We need a text corpus link

日本語版: 我らテキストコーパスのリンク集を作るべし

Why don't we make a collection of links to the text corpus? Why don't we know who used which corpus?
It's too inconvenient.
Or is there already a collection of links to the corpus? Am I just missing it?

There are some well-known names like Wikipedia and OSCAR, and there will be individual creators who may only know individual volunteers. There will also be many communities that have adopted the Creative Commons.
In Japan, 星空文庫Hoshizora Bunko is a good example. As of September 25 2020, there are 682 CC0 works posted here. But the site is well known, so maybe someone else has already added it to the Collector.
There's no way to know that. "Has anyone used this site?" I can't search for the added sentence, nor can I know the source of it. (Yes, how to do it is on Sentence collector copyright issues, but I didn't know that was possible until I read this topic. There should be an easier way to reference it.)

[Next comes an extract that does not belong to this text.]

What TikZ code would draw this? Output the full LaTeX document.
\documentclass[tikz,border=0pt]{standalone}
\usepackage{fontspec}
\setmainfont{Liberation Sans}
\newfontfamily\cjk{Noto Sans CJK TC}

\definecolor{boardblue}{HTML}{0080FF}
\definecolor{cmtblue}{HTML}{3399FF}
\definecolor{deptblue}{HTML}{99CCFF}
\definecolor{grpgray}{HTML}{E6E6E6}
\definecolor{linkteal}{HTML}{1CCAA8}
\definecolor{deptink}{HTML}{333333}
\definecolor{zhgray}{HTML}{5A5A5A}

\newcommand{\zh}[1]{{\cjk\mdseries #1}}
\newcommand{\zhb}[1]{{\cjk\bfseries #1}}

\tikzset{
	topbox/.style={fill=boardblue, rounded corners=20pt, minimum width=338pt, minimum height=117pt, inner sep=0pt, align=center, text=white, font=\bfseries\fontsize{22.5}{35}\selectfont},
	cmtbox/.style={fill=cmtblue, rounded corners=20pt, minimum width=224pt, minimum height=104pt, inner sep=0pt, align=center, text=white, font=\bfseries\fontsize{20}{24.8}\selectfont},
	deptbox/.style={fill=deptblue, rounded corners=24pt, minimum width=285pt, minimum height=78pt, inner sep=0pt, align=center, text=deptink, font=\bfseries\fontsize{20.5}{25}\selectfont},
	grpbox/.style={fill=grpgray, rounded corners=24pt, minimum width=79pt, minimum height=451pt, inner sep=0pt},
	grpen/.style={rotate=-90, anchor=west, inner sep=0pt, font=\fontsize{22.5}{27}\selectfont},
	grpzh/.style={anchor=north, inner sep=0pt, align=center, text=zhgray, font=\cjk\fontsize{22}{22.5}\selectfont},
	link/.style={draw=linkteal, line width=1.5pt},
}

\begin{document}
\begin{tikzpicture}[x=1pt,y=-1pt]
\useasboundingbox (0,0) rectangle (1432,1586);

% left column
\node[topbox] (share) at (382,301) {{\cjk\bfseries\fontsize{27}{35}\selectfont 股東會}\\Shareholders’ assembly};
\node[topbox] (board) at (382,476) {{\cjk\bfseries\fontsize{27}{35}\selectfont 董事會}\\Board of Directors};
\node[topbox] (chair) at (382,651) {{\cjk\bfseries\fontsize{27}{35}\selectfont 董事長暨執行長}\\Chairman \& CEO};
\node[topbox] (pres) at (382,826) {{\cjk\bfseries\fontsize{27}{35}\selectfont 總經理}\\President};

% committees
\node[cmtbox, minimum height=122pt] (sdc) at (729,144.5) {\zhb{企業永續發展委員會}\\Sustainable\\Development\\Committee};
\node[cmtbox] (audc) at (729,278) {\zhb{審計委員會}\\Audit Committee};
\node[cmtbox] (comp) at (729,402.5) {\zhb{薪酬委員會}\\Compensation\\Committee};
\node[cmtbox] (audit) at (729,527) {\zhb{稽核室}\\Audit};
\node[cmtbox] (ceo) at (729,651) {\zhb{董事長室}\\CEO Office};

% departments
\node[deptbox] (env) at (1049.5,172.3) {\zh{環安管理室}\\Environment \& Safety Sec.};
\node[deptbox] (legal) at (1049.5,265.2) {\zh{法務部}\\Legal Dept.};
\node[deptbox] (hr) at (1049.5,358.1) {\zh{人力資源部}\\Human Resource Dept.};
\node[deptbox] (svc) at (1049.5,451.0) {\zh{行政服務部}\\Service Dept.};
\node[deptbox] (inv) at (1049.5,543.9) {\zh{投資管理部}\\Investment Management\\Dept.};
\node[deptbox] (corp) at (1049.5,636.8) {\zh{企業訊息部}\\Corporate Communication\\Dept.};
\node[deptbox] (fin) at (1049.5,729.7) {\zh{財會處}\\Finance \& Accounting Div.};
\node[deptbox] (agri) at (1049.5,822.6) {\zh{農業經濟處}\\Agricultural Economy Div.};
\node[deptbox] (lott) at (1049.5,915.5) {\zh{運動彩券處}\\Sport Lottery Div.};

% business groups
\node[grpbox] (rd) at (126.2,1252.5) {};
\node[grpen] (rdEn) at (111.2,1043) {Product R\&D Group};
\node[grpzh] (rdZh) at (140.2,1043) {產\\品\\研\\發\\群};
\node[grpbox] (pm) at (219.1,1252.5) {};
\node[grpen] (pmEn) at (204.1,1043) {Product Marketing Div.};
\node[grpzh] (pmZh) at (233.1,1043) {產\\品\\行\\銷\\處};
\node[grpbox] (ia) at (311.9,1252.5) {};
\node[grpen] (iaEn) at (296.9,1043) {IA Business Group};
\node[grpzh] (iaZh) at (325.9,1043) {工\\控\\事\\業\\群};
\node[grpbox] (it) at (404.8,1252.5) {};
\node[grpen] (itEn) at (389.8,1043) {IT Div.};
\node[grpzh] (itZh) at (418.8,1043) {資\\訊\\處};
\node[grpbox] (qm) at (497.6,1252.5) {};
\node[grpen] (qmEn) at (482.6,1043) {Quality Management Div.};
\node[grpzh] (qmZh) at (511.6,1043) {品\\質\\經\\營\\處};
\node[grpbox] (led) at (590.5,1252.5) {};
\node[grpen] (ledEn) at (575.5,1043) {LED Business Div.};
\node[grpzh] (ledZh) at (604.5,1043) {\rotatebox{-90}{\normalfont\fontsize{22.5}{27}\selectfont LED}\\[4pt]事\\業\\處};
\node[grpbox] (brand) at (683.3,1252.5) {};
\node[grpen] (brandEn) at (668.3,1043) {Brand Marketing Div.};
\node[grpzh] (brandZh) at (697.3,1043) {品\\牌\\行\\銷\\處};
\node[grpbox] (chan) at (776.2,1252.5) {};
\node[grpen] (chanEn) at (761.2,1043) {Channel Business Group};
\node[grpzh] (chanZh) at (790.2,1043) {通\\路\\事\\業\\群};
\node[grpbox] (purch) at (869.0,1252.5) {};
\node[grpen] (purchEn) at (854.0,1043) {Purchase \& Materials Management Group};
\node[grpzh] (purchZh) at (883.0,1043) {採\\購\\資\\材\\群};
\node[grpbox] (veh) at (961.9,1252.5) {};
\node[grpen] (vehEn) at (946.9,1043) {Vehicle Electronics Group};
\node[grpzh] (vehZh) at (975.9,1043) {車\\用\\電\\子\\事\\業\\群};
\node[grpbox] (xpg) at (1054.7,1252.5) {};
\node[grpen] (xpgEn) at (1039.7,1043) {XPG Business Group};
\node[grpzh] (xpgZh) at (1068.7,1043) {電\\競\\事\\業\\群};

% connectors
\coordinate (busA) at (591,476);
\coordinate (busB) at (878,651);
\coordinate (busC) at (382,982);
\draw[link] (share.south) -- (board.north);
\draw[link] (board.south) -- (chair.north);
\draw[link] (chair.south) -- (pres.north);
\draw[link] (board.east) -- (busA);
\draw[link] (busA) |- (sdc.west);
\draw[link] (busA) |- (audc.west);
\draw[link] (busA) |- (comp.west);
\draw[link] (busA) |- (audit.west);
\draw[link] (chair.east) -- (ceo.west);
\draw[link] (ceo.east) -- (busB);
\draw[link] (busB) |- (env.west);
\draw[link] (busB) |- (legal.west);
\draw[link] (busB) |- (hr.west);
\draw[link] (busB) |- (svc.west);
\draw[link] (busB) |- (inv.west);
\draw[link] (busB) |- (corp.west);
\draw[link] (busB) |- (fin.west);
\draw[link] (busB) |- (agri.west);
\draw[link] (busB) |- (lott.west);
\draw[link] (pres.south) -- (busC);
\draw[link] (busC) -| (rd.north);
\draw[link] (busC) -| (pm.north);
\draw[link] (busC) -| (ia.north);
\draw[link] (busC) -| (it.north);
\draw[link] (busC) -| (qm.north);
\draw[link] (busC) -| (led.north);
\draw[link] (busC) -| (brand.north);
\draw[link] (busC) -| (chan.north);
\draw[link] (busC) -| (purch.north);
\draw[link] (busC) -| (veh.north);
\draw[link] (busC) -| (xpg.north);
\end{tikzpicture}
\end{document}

We need a corpus link from two directions:

  • Volunteers who discover the corpus will add links to it.
  • Link the source sent to the Sentence Collector.

We make a list of it and make it searchable.

I find the same issue and potential of a text corpus, so as a workaround in Trad. Chinese we just create another repo at Github and manual collecting the text that was for Common Voice.

The real scenario is that people donated text to text corpus via local or online events, then I submit those sentences to Sentence Collector.